Saturday, September 12, 2009
The struggle...to be and to be an artist.
Despite the wonderful support and interest in The Rent Project, I find that I struggle with my energy level. It sometimes feel as though I am lifting a huge boulder above my head. I know I can do this piece and I'm very good at keeping my commitments, in this case performing all the 20-minute requests that I have received so far. But it is honest to say I am easily overwhelmed in my head and body. It's often like a hump I have to get over. As an artist, being out of graduate school for just over 5 years now, it can sometimes be difficult to attain that same creative momentum I had when I was immersed in the built-in community of college. In that time, it was enough to just show up, engage in dialogue with those around you and access all kinds of great minds. Outside that bubble, one must work around "day job" schedules, family and other life responsibilities. I just wonder how we, as an art community can integrate those things into some sort of communal living.

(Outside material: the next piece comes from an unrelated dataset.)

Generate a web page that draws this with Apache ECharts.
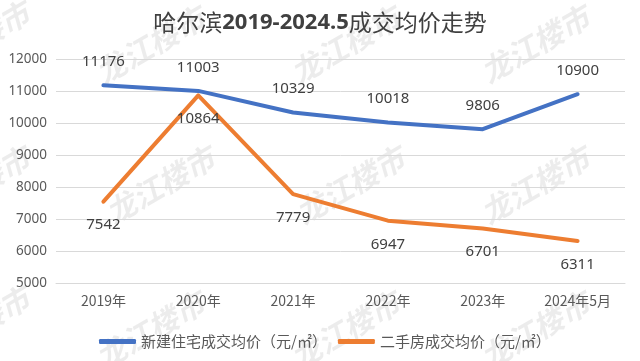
<!DOCTYPE html>
<html>
<head>
<meta charset="utf-8">
<script src="https://cdn.jsdelivr.net/npm/echarts@6/dist/echarts.min.js"></script>
<style>html,body{margin:0;padding:0;background:#fff;}#c{width:640px;height:361px;}</style>
</head>
<body>
<div id="c"></div>
<script>
var categories = ['2019年', '2020年', '2021年', '2022年', '2023年', '2024年5月'];
var newHouse = [11176, 11003, 10329, 10018, 9806, 10900];
var secondHand = [7542, 10864, 7779, 6947, 6701, 6311];
var seriesNames = ['新建住宅成交均价（元/㎡）', '二手房成交均价（元/㎡）'];
var yTicks = { min: 5000, max: 12000, interval: 1000 };

var wmPos = [[-25,40],[150,45],[345,45],[535,44],[-25,185],[160,185],[350,185],[535,185],[-25,325],[150,330],[345,330],[535,330]];
var graphics = wmPos.map(function (p) {
  return {
    type: 'text', x: p[0], y: p[1], rotation: Math.PI / 6, z: -10,
    style: {
      text: '龙江楼市', fill: 'rgba(0,0,0,0.075)',
      font: 'italic bold 30px "Noto Sans CJK SC"', align: 'center', verticalAlign: 'middle'
    }
  };
});

var chart = echarts.init(document.getElementById('c'), null, { renderer: 'canvas' });
chart.setOption({
  backgroundColor: '#ffffff',
  animation: false,
  graphic: graphics,
  title: {
    left: 'center', top: 6,
    text: '{a|哈尔滨}{b|2019-2024.5}{a|成交均价走势}',
    textStyle: {
      rich: {
        a: { fontSize: 23, color: '#404040', fontFamily: '"Noto Sans CJK SC"', fontWeight: 'normal' },
        b: { fontSize: 22, color: '#404040', fontFamily: '"Noto Sans"', fontWeight: 'bold' }
      }
    }
  },
  legend: {
    left: 94, top: 329,
    icon: 'roundRect', itemWidth: 37, itemHeight: 5, itemGap: 11,
    textStyle: { color: '#595959', fontSize: 15, fontFamily: '"Noto Sans CJK SC"' },
    data: seriesNames
  },
  grid: { left: 56, right: 15, top: 59, bottom: 78 },
  xAxis: {
    type: 'category', data: categories, boundaryGap: true,
    axisLine: { show: true, lineStyle: { color: '#d9d9d9', width: 1 } },
    axisTick: { show: false },
    axisLabel: { color: '#595959', fontSize: 14, margin: 11, fontFamily: '"Noto Sans CJK SC"' }
  },
  yAxis: {
    type: 'value', min: yTicks.min, max: yTicks.max, interval: yTicks.interval,
    axisLine: { show: false }, axisTick: { show: false },
    splitLine: { lineStyle: { color: '#d9d9d9', width: 1 } },
    axisLabel: { color: '#595959', fontSize: 13.5, margin: 9, fontFamily: '"Noto Sans"',
      formatter: function (v) { return String(v); } }
  },
  series: [
    {
      name: seriesNames[0], type: 'line', data: newHouse,
      symbol: 'circle', symbolSize: 0.1, smooth: false,
      lineStyle: { color: '#4472C4', width: 4, cap: 'round', join: 'round' },
      itemStyle: { color: '#4472C4' },
      label: { show: true, position: 'top', distance: 16, color: '#404040', fontSize: 15, fontFamily: '"Noto Sans"' },
      z: 3
    },
    {
      name: seriesNames[1], type: 'line', data: secondHand,
      symbol: 'circle', symbolSize: 0.1, smooth: false,
      lineStyle: { color: '#ED7D31', width: 4, cap: 'round', join: 'round' },
      itemStyle: { color: '#ED7D31' },
      label: { show: true, position: 'bottom', distance: 16, color: '#404040', fontSize: 15, fontFamily: '"Noto Sans"' },
      z: 2
    }
  ]
});
</script>
</body>
</html>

I wonder how many artists are interested in such an idea. Why are most of our living situations so isolated from one another? Can there be a center? The capital region has plenty of artists but they are all over the place. There are small enclaves, such as the CAC, The Foundry, Grand St. Community Arts and other groupings of artist studios but I have yet to see a powerful force. How can we merge these energies more? I'm just thinking aloud. I would like to have this conversation with others.